Single by Earth, Wind & Fire

from the album Gratitude
- B-side: "Sing a Song (Instrumental)"
- Released: November 1975
- Recorded: 1975
- Genre: R&B; soul; funk; disco;
- Length: 3:26
- Label: Columbia
- Songwriters: Maurice White, Al McKay
- Producers: Maurice White, Charles Stepney

Earth, Wind & Fire singles chronology
| "That's the Way of the World" (1975) | "Sing a Song" (1975) | "Can't Hide Love" (1976) |

Music video
- "Sing a Song" on YouTube

= Sing a Song (Earth, Wind & Fire song) =

"Sing a Song" is a song recorded by R&B/funk band, Earth, Wind & Fire, which was issued as a single in November 1975 on Columbia Records.
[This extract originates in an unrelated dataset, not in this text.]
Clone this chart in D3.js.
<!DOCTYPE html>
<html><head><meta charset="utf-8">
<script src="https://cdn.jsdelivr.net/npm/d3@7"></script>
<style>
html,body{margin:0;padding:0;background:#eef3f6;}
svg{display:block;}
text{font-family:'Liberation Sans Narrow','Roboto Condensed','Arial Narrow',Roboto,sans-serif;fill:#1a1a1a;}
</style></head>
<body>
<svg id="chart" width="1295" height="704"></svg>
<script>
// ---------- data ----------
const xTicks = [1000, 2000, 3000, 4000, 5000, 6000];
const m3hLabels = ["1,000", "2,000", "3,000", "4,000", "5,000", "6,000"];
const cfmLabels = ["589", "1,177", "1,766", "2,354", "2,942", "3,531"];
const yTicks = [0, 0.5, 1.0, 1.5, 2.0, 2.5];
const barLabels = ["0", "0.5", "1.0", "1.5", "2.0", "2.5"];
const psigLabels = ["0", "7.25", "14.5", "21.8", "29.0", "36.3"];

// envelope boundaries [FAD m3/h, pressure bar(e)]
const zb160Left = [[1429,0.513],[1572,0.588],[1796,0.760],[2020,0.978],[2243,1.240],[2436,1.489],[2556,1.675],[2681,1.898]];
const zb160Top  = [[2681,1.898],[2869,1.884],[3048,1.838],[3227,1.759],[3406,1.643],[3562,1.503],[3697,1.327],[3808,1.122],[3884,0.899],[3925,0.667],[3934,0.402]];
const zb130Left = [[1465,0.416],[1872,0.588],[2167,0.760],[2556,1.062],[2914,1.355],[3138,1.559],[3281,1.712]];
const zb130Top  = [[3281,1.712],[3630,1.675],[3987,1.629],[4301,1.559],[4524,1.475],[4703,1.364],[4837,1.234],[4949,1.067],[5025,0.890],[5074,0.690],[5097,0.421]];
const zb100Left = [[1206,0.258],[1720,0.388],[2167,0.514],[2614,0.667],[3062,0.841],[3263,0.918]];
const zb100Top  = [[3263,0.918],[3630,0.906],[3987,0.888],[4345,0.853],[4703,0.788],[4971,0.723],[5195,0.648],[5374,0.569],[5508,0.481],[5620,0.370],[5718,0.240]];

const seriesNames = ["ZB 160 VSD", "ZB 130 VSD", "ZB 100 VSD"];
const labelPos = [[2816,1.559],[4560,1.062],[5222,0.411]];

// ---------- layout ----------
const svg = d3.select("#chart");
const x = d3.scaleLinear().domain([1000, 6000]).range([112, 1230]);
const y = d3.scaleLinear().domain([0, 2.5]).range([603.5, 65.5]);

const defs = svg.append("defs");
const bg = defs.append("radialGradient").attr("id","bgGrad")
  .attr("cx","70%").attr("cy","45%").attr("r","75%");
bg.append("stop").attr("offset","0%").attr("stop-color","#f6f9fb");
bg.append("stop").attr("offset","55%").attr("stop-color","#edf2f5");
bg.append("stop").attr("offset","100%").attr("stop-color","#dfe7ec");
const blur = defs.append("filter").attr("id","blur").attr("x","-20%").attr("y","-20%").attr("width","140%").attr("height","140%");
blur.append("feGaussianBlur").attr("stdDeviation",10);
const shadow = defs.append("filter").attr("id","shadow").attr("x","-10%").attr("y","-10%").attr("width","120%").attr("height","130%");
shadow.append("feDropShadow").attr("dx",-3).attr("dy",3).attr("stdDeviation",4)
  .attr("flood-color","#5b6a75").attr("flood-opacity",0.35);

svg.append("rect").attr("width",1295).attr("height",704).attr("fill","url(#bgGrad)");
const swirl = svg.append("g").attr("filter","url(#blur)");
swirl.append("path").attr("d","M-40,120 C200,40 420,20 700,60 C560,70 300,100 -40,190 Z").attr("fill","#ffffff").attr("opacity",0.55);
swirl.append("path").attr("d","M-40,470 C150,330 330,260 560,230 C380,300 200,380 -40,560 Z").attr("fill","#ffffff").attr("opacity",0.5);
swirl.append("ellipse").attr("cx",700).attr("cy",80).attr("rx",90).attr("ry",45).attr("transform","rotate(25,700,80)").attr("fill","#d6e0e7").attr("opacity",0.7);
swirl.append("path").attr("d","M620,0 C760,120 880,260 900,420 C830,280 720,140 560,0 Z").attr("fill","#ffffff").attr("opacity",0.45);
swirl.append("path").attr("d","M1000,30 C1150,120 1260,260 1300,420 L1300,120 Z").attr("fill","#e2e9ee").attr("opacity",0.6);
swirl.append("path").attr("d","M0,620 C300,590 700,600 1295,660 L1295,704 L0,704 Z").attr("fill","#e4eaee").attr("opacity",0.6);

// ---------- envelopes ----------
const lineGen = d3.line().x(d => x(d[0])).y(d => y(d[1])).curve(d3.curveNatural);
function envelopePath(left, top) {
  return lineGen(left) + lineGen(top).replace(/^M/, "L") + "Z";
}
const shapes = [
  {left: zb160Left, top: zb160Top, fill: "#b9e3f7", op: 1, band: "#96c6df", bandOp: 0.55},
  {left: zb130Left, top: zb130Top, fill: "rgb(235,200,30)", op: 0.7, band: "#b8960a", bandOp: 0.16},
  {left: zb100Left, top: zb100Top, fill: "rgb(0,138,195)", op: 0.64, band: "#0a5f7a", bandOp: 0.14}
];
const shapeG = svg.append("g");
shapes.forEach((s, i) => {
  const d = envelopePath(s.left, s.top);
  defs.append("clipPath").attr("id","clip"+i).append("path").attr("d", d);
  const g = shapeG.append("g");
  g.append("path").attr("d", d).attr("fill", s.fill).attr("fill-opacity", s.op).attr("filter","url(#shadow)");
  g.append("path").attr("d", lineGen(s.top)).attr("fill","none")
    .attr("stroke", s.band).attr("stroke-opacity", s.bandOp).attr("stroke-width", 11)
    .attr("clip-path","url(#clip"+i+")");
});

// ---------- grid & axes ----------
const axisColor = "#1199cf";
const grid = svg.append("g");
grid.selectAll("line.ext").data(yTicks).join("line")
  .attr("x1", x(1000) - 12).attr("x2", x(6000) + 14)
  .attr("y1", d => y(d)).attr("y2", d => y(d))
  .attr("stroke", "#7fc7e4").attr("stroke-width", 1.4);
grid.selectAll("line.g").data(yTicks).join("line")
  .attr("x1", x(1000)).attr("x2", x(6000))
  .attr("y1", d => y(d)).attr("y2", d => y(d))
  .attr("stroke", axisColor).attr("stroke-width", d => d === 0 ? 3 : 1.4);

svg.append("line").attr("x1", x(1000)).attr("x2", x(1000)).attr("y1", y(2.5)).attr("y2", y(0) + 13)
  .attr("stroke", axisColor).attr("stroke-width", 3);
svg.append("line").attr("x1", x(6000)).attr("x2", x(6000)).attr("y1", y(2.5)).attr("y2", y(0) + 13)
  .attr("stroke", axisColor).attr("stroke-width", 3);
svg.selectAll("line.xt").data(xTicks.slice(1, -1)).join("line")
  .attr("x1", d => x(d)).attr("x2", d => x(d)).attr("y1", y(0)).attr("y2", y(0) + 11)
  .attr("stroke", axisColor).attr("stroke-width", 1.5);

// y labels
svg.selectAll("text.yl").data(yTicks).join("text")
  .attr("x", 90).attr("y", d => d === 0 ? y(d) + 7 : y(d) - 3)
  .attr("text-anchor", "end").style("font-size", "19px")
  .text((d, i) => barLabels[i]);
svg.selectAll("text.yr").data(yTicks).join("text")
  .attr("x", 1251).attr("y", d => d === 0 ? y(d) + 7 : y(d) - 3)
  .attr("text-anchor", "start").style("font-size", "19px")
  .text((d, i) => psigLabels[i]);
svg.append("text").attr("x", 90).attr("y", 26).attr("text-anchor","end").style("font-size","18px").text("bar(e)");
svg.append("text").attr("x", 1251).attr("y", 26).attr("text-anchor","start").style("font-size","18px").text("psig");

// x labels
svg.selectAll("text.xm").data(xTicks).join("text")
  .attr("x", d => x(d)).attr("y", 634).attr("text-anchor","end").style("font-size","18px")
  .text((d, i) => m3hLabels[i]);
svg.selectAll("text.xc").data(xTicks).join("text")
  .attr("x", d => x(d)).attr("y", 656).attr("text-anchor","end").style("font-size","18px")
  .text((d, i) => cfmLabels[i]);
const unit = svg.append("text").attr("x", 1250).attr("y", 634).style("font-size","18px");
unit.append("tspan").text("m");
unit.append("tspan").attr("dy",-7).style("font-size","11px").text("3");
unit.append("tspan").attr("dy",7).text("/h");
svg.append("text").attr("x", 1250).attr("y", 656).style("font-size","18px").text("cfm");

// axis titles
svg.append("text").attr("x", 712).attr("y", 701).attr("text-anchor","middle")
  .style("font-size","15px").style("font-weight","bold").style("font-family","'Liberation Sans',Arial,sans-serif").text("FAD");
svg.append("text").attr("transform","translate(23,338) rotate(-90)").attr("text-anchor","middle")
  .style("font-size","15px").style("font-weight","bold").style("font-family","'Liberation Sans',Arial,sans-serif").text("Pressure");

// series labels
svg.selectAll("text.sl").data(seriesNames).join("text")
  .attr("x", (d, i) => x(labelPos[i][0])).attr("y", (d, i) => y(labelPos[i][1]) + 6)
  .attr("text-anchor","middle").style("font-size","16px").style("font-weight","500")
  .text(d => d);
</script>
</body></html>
The song reached No. 1 on the Billboard Hot Soul Singles chart and No. 5 on the Billboard Hot 100.

==Overview==
"Sing a Song" spent two weeks atop the Billboard Hot Soul Songs chart. The song was composed by Maurice White with Al McKay and produced by White and Charles Stepney. An instrumental version of Sing a Song was the b-side of the single. Sing a Song also came off the band's 1975 album, Gratitude.

== Critical reception ==
Alex Henderson of AllMusic called Gratitude "uplifting." Record World said that "With vocal parlays reminiscent
of early Sly & the Family Stone and a horn section that is as tight as Chicago's, the group should soon be back on top.'" Cliff White of NME exclaimed "Particularly good is a hybrid from Curtis Mayfield's Impressions and The Blackbyrds called "Sing A Song".

==Samples and covers==
"Sing a Song" was covered by the gospel group Point of Grace on their 1996 album, Life Love & Other Mysteries and jazz guitarist Richard Smith on his 2003 album SOuLIDIFIED. Take 6 also covered the song on their 1996 album, Brothers.
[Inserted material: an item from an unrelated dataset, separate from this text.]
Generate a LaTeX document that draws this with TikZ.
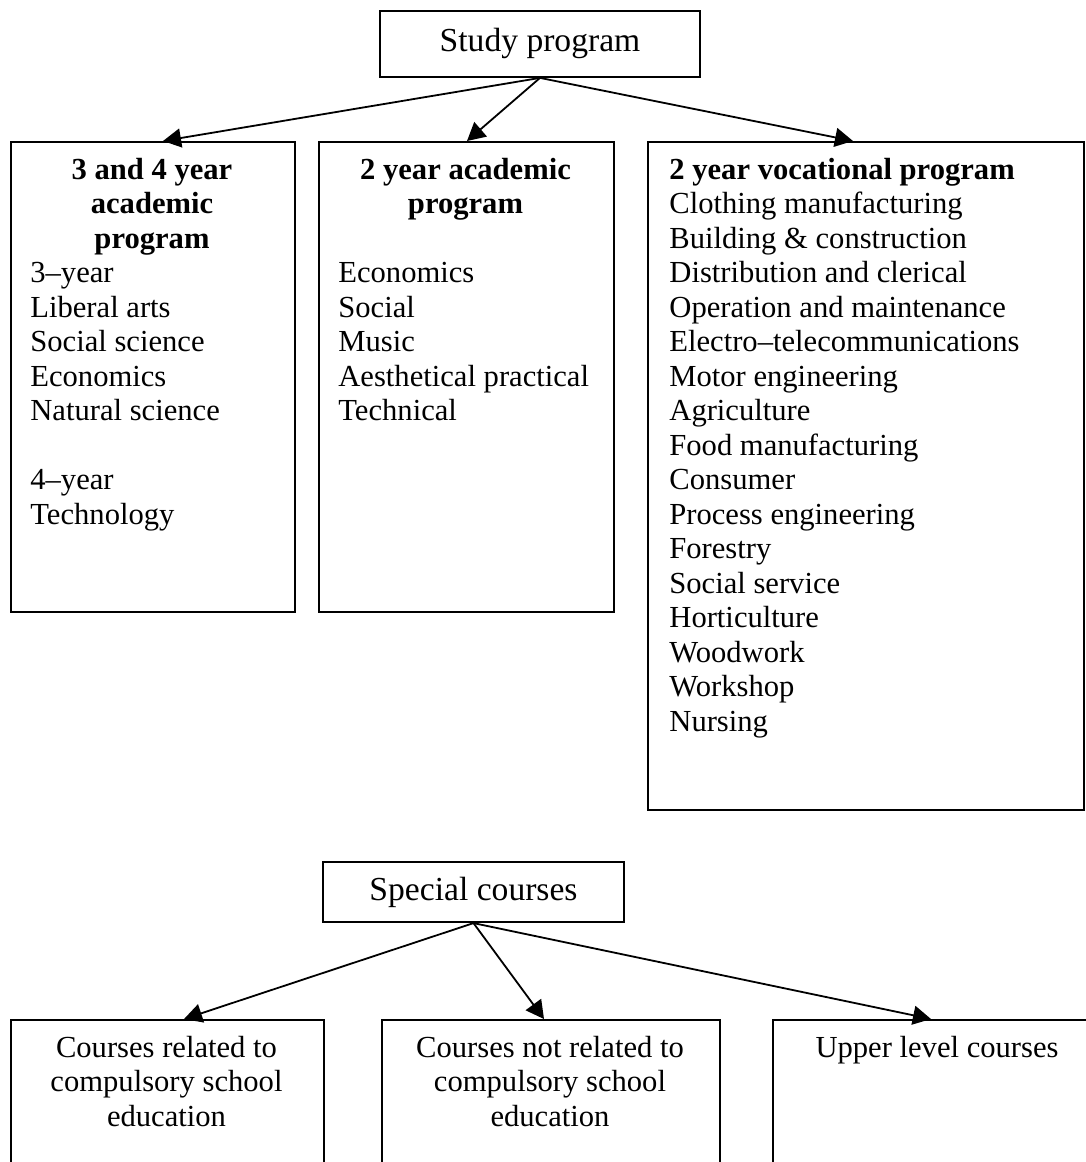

"Sing a Song" was sampled by Beyoncé on the track "Hey Goldmember" from the soundtrack to the 2002 feature film Austin Powers in Goldmember.

==Appearances in other media==
"Sing a Song" appeared on the soundtrack to the 2000 feature film The Color of Friendship. The song was also featured on the soundtrack to the 2003 feature film Something's Gotta Give.

==Chart history==

| Chart (1975–1976) | Peak position |
|---|---|
| US Billboard Hot Soul Singles | 1 |
| US Billboard Hot 100 | 5 |
| Belgian Singles (Ultratop 50 Singles) | 24 |
| Canada RPM Top Singles | 13 |
| Dutch Singles (Dutch Single Top 100) | 19 |

===Certifications===

| Region | Certification | Certified units/sales |
| United States (RIAA) | Gold | 1,000,000^{^} |
^{^} Shipments figures based on certification alone.